Seating also changes how the kitchen functions. If there is nowhere comfortable to sit nearby, guests tend to drift away. A well-placed dining area, bar stools, or lounge seating by a fire pit can keep everyone connected while still giving the cook room to work.

Why integrated design matters

The most memorable backyards are not built feature by feature. They are planned as one experience. That is especially true for outdoor kitchens.

A kitchen beside a pool should consider wet traffic patterns and slip-resistant surfaces. A kitchen near a waterfall or koi pond should preserve views and complement the natural stone palette. A kitchen meant for evening entertaining should work with fire features and lighting from the start, not as afterthoughts.

When these elements are designed together, the space feels calm and complete. You notice how easily guests move through it, how the materials relate to each other, and how each area supports the next. That kind of harmony is hard to get from piecemeal planning.
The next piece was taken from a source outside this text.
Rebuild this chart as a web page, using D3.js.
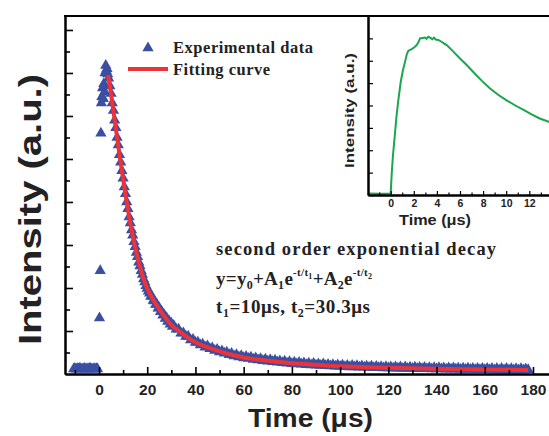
<!DOCTYPE html>
<html>
<head>
<meta charset="utf-8">
<script src="https://cdn.jsdelivr.net/npm/d3@7"></script>
<style>
    body { margin: 0; background: #fff; }
    .sans { font-family: "Liberation Sans", Arial, sans-serif; font-weight: bold; }
    .serif { font-family: "Liberation Serif", "Times New Roman", serif; font-weight: bold; }
</style>
</head>
<body>
<div class="container"></div>
<script>
// experimental data [time (us), intensity]
const preData = [[-10.5, 0.23], [-10, 0.25], [-9.5, 0.22], [-9, 0.24], [-8.5, 0.23], [-8, 0.25], [-7.5, 0.24],
    [-7, 0.22], [-6.5, 0.23], [-6, 0.25], [-5.5, 0.22], [-5, 0.24], [-4.5, 0.23], [-4, 0.25], [-3.5, 0.24],
    [-3, 0.22], [-2.5, 0.23], [-2, 0.24], [-1.5, 0.22], [-1, 0.24], [-0.6, 0.23]];
const riseData = [[0.2, 2.6], [0.5, 4.8], [0.8, 11.2], [1.0, 12.6], [1.2, 12.9], [1.5, 13.3], [1.8, 12.8], [2.0, 13.5],
    [2.3, 13.1], [2.5, 14.0], [2.8, 14.35], [3.0, 14.1], [3.3, 14.2], [3.6, 13.95]];
const decayData = [[4.0, 13.75], [4.5, 13.4], [5.0, 13.05], [5.5, 12.6], [6.0, 12.25], [6.5, 11.8], [7.0, 11.45], [7.5, 11.0],
    [8.0, 10.65], [8.5, 10.2], [9.0, 9.85], [9.5, 9.45], [10.0, 9.1], [10.5, 8.7], [11.0, 8.38], [11.5, 8.0],
    [12.0, 7.68], [12.5, 7.3], [13.0, 7.02], [13.5, 6.7], [14.0, 6.45], [14.5, 6.15], [15.0, 5.92], [15.5, 5.65],
    [16.0, 5.45], [16.5, 5.2], [17.0, 5.02], [17.5, 4.8], [18.0, 4.63], [18.5, 4.42], [19.0, 4.28], [19.5, 4.1],
    [20.0, 3.98], [20.5, 3.85], [21.0, 3.76], [21.5, 3.62], [22.0, 3.6], [22.5, 3.42], [23.0, 3.4], [23.5, 3.23],
    [24.0, 3.24], [24.5, 3.06], [25.0, 3.07], [25.5, 2.89], [26.0, 2.91], [26.5, 2.73], [27.0, 2.76], [27.5, 2.58],
    [28.0, 2.61], [28.5, 2.44], [29.0, 2.48], [29.5, 2.31], [30.0, 2.36], [30.5, 2.21],
    [31, 2.26], [32, 2.08], [33, 2.08], [34, 1.9], [35, 1.91], [36, 1.75], [37, 1.75], [38, 1.58], [39, 1.6], [40, 1.46],
    [41, 1.48], [42, 1.35], [43, 1.38], [44, 1.25], [45, 1.3], [46, 1.17], [47, 1.21], [48, 1.09], [49, 1.14], [50, 1.02],
    [51, 1.07], [52, 0.96], [53, 1.01], [54, 0.89], [55, 0.95], [56, 0.84], [57, 0.9], [58, 0.79], [59, 0.85], [60, 0.75],
    [61, 0.81], [62, 0.72], [63, 0.78], [64, 0.68], [65, 0.74], [66, 0.65], [67, 0.71], [68, 0.62], [69, 0.69], [70, 0.59],
    [71, 0.66], [72, 0.57], [73, 0.64], [74, 0.55], [75, 0.61], [76, 0.52], [77, 0.59], [78, 0.5], [79, 0.57], [80, 0.48],
    [81, 0.55], [82, 0.47], [83, 0.53], [84, 0.45], [85, 0.51], [86, 0.43], [87, 0.5], [88, 0.42], [89, 0.49], [90, 0.41],
    [91, 0.47], [92, 0.39], [93, 0.46], [94, 0.38], [95, 0.44], [96, 0.37], [97, 0.43], [98, 0.36], [99, 0.42], [100, 0.35],
    [101, 0.41], [102, 0.34], [103, 0.4], [104, 0.33], [105, 0.39], [106, 0.32], [107, 0.38], [108, 0.31], [109, 0.37],
    [110, 0.31], [111, 0.36], [112, 0.3], [113, 0.36], [114, 0.29], [115, 0.35], [116, 0.29], [117, 0.34], [118, 0.28],
    [119, 0.34], [120, 0.28], [121, 0.33], [122, 0.27], [123, 0.33], [124, 0.27], [125, 0.32], [126, 0.26], [127, 0.32],
    [128, 0.26], [129, 0.31], [130, 0.25], [131, 0.31], [132, 0.25], [133, 0.3], [134, 0.24], [135, 0.3], [136, 0.24],
    [137, 0.29], [138, 0.23], [139, 0.29], [140, 0.23], [141, 0.29], [142, 0.23], [143, 0.28], [144, 0.22], [145, 0.28],
    [146, 0.22], [147, 0.28], [148, 0.22], [149, 0.27], [150, 0.21], [151, 0.27], [152, 0.21], [153, 0.27], [154, 0.21],
    [155, 0.26], [156, 0.2], [157, 0.26], [158, 0.2], [159, 0.26], [160, 0.2], [161, 0.26], [162, 0.2], [163, 0.25],
    [164, 0.19], [165, 0.25], [166, 0.19], [167, 0.25], [168, 0.19], [169, 0.25], [170, 0.19], [171, 0.24], [172, 0.19],
    [173, 0.24], [174, 0.19], [175, 0.24], [176, 0.19], [177, 0.23], [178, 0.2]];

// fitting curve
const fitCurve = [[3.7, 13.9], [4.5, 13.4], [5.5, 12.6], [6.5, 11.8], [7.5, 11.0], [8.5, 10.2], [9.5, 9.45], [10.5, 8.7],
    [11.5, 8.0], [12.5, 7.3], [13.5, 6.7], [14.5, 6.15], [15.5, 5.65], [16.5, 5.2], [17.5, 4.8], [18.5, 4.42],
    [19.5, 4.1], [20.5, 3.85], [21.5, 3.65], [22.5, 3.45], [24, 3.18], [26, 2.85], [28, 2.55], [30, 2.29], [34, 1.93],
    [38, 1.6], [42, 1.37], [46, 1.2], [50, 1.05], [55, 0.9], [60, 0.77], [66, 0.67], [75, 0.56], [85, 0.46],
    [100, 0.36], [120, 0.29], [140, 0.24], [160, 0.21], [178, 0.19]];

// inset: rise of the signal
const insetCurve = [[-1.9, 0.07], [-1, 0.06], [0, 0.07], [0.09, 0.97], [0.2, 1.8], [0.37, 2.75], [0.5, 3.5], [0.66, 4.24],
    [0.87, 5.06], [1.05, 5.55], [1.24, 5.95], [1.4, 6.3], [1.53, 6.45], [1.82, 6.52], [2.05, 6.6], [2.25, 6.7],
    [2.4, 6.82], [2.54, 7.0], [2.75, 7.02], [2.97, 7.04], [3.1, 6.98], [3.25, 7.07], [3.45, 7.02], [3.6, 6.96],
    [3.75, 7.03], [3.9, 6.95], [4.12, 6.93], [4.4, 6.85], [4.6, 6.78], [4.85, 6.7], [5.4, 6.42], [6.0, 6.1],
    [6.6, 5.8], [7.15, 5.5], [7.9, 5.1], [8.6, 4.76], [9.3, 4.48], [10.0, 4.24], [10.8, 4.0], [11.5, 3.8],
    [12.2, 3.6], [12.9, 3.42], [13.7, 3.27], [14.5, 3.1]];

const xMajor = [0, 20, 40, 60, 80, 100, 120, 140, 160, 180];
const xMinor = [-10, 10, 30, 50, 70, 90, 110, 130, 150, 170, 190];
const yMajor = [2, 4, 6, 8, 10, 12, 14, 16];
const yMinor = [1, 3, 5, 7, 9, 11, 13, 15];
const insetXMajor = [0, 2, 4, 6, 8, 10, 12];
const insetXMinor = [-1, 1, 3, 5, 7, 9, 11, 13, 14, 15];
const insetYMajor = [2, 4, 6];
const insetYMinor = [1, 3, 5, 7];

let width = 549;
let height = 436;

const blue = '#3a4fa3';
const red = '#ec3338';
const green = '#1aa64c';

const svg = d3.select('.container')
    .append('svg')
    .attr('width', width)
    .attr('height', height);

let x = d3.scaleLinear().domain([0, 180]).range([99, 533]);
let y = d3.scaleLinear().domain([0, 16.65]).range([374, 16]);
let xLeft = x.invert(65);

//Main data
const tri = d3.symbol().type(d3.symbolTriangle).size(55);
const allData = preData.concat(riseData, decayData);

svg.append('g')
    .selectAll('path')
    .data(allData)
    .enter()
    .append('path')
    .attr('d', tri)
    .attr('fill', blue)
    .attr('transform', d => 'translate(' + x(d[0]) + ',' + y(d[1]) + ')');

let line = d3.line()
    .x(d => x(d[0]))
    .y(d => y(d[1]))
    .curve(d3.curveMonotoneX);

svg.append('path')
    .datum(fitCurve)
    .attr('d', line)
    .attr('fill', 'none')
    .attr('stroke', red)
    .attr('stroke-width', 4);

//Main axes
let xAxisScale = x.copy().domain([xLeft, 200]).range([65, x(200)]);

let gx = svg.append('g')
    .attr('transform', 'translate(0,374)')
    .attr('class', 'sans')
    .call(d3.axisBottom(xAxisScale).tickValues(xMajor).tickSize(-7).tickSizeOuter(0).tickPadding(10));
gx.selectAll('text').attr('font-size', 15.5).attr('fill', '#222');

svg.append('g')
    .attr('transform', 'translate(0,374)')
    .call(d3.axisBottom(xAxisScale).tickValues(xMinor).tickSize(-4).tickSizeOuter(0).tickFormat(''));

svg.append('g')
    .attr('transform', 'translate(65,0)')
    .call(d3.axisLeft(y).tickValues(yMajor).tickSize(-8).tickSizeOuter(0).tickFormat(''));
svg.append('g')
    .attr('transform', 'translate(65,0)')
    .call(d3.axisLeft(y).tickValues(yMinor).tickSize(-5).tickSizeOuter(0).tickFormat(''));

svg.selectAll('.domain').attr('stroke-width', 2);
svg.selectAll('.tick line').attr('stroke-width', 1.6);

svg.append('line')
    .attr('x1', 64).attr('x2', width)
    .attr('y1', 16).attr('y2', 16)
    .attr('stroke', '#000')
    .attr('stroke-width', 2);

svg.append('text')
    .attr('class', 'sans')
    .attr('x', 248).attr('y', 427)
    .attr('font-size', 25)
    .attr('textLength', 125)
    .attr('lengthAdjust', 'spacingAndGlyphs')
    .attr('fill', '#222')
    .text('Time (μs)');

svg.append('text')
    .attr('class', 'sans')
    .attr('transform', 'translate(41,345) rotate(-90)')
    .attr('font-size', 31)
    .attr('textLength', 271)
    .attr('lengthAdjust', 'spacingAndGlyphs')
    .attr('fill', '#222')
    .text('Intensity (a.u.)');

//Legend
svg.append('path')
    .attr('d', tri)
    .attr('fill', blue)
    .attr('transform', 'translate(148,48)');
svg.append('line')
    .attr('x1', 128).attr('x2', 168)
    .attr('y1', 69).attr('y2', 69)
    .attr('stroke', red)
    .attr('stroke-width', 4);

svg.append('text')
    .attr('class', 'serif')
    .attr('x', 173).attr('y', 53)
    .attr('font-size', 16.5)
    .attr('textLength', 140)
    .attr('fill', '#222')
    .text('Experimental data');
svg.append('text')
    .attr('class', 'serif')
    .attr('x', 173).attr('y', 75)
    .attr('font-size', 16.5)
    .attr('textLength', 97)
    .attr('fill', '#222')
    .text('Fitting curve');

//Annotation
svg.append('text')
    .attr('class', 'serif')
    .attr('x', 216).attr('y', 255)
    .attr('font-size', 18.5)
    .attr('textLength', 280)
    .attr('fill', '#222')
    .text('second order exponential decay');

let eq = svg.append('text')
    .attr('class', 'serif')
    .attr('x', 216).attr('y', 285)
    .attr('font-size', 19)
    .attr('textLength', 156)
    .attr('fill', '#222');
const eqParts = [
    ['y=y', 0, 19], ['0', 4, 12], ['+A', -4, 19], ['1', 4, 12], ['e', -4, 19], ['-t/t', -9, 11], ['1', 3, 8],
    ['+A', 6, 19], ['2', 4, 12], ['e', -4, 19], ['-t/t', -9, 11], ['2', 3, 8]
];
eq.selectAll('tspan')
    .data(eqParts)
    .enter()
    .append('tspan')
    .attr('dy', d => d[1])
    .attr('font-size', d => d[2])
    .text(d => d[0]);

let tt = svg.append('text')
    .attr('class', 'serif')
    .attr('x', 216).attr('y', 313)
    .attr('font-size', 19)
    .attr('textLength', 154)
    .attr('fill', '#222');
const ttParts = [['t', 0, 19], ['1', 4, 12], ['=10μs, t', -4, 19], ['2', 4, 12], ['=30.3μs', -4, 19]];
tt.selectAll('tspan')
    .data(ttParts)
    .enter()
    .append('tspan')
    .attr('dy', d => d[1])
    .attr('font-size', d => d[2])
    .text(d => d[0]);

//Inset
let ix = d3.scaleLinear().domain([0, 12]).range([390.7, 529.3]);
let iy = d3.scaleLinear().domain([0, 8]).range([195, 16]);
let ixLeft = ix.invert(368);

let inset = svg.append('g');
inset.append('rect')
    .attr('x', 368).attr('y', 17)
    .attr('width', width - 368).attr('height', 178)
    .attr('fill', '#fff');

let iline = d3.line()
    .x(d => ix(d[0]))
    .y(d => iy(d[1]))
    .curve(d3.curveLinear);

inset.append('path')
    .datum(insetCurve)
    .attr('d', iline)
    .attr('fill', 'none')
    .attr('stroke', green)
    .attr('stroke-width', 2);

let ixAxisScale = ix.copy().domain([ixLeft, 16]).range([368, ix(16)]);

let igx = inset.append('g')
    .attr('transform', 'translate(0,195)')
    .attr('class', 'sans')
    .call(d3.axisBottom(ixAxisScale).tickValues(insetXMajor).tickSize(-4).tickSizeOuter(0).tickPadding(5));
igx.selectAll('text').attr('font-size', 10.5).attr('fill', '#222');
inset.append('g')
    .attr('transform', 'translate(0,195)')
    .call(d3.axisBottom(ixAxisScale).tickValues(insetXMinor).tickSize(-2.5).tickSizeOuter(0).tickFormat(''));

inset.append('g')
    .attr('transform', 'translate(368,0)')
    .call(d3.axisLeft(iy).tickValues(insetYMajor).tickSize(-5).tickSizeOuter(0).tickFormat(''));
inset.append('g')
    .attr('transform', 'translate(368,0)')
    .call(d3.axisLeft(iy).tickValues(insetYMinor).tickSize(-5).tickSizeOuter(0).tickFormat(''));

inset.selectAll('.domain').attr('stroke-width', 2);
inset.selectAll('.tick line').attr('stroke-width', 1.2);

inset.append('text')
    .attr('class', 'sans')
    .attr('x', 399).attr('y', 225)
    .attr('font-size', 14)
    .attr('textLength', 72)
    .attr('lengthAdjust', 'spacingAndGlyphs')
    .attr('fill', '#222')
    .text('Time (μs)');

inset.append('text')
    .attr('class', 'sans')
    .attr('transform', 'translate(354,168) rotate(-90)')
    .attr('font-size', 13)
    .attr('textLength', 115)
    .attr('lengthAdjust', 'spacingAndGlyphs')
    .attr('fill', '#222')
    .text('Intensity (a.u.)');
</script>
</body>
</html>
For homeowners who want a backyard that feels like a private resort rather than a collection of upgrades, integrated design makes all the difference. It is not just about adding an outdoor kitchen. It is about shaping the setting around it so the whole environment invites you to stay longer.

Outdoor kitchen design plans should leave room for real life

The most successful designs are not the ones with the most features. They are the ones that still feel good on an ordinary Tuesday. They make dinner outside easier. They draw family members together without effort. They give guests a place to gather while the sun goes down and the lights come on.

That is the real value of thoughtful outdoor kitchen design plans. They create a space that supports celebration, quiet moments, and everyday comfort all at once. If you are planning one for your home, think beyond the grill and picture the life around it. That is where the best decisions begin – and where the backyard starts to feel like your favorite room of all.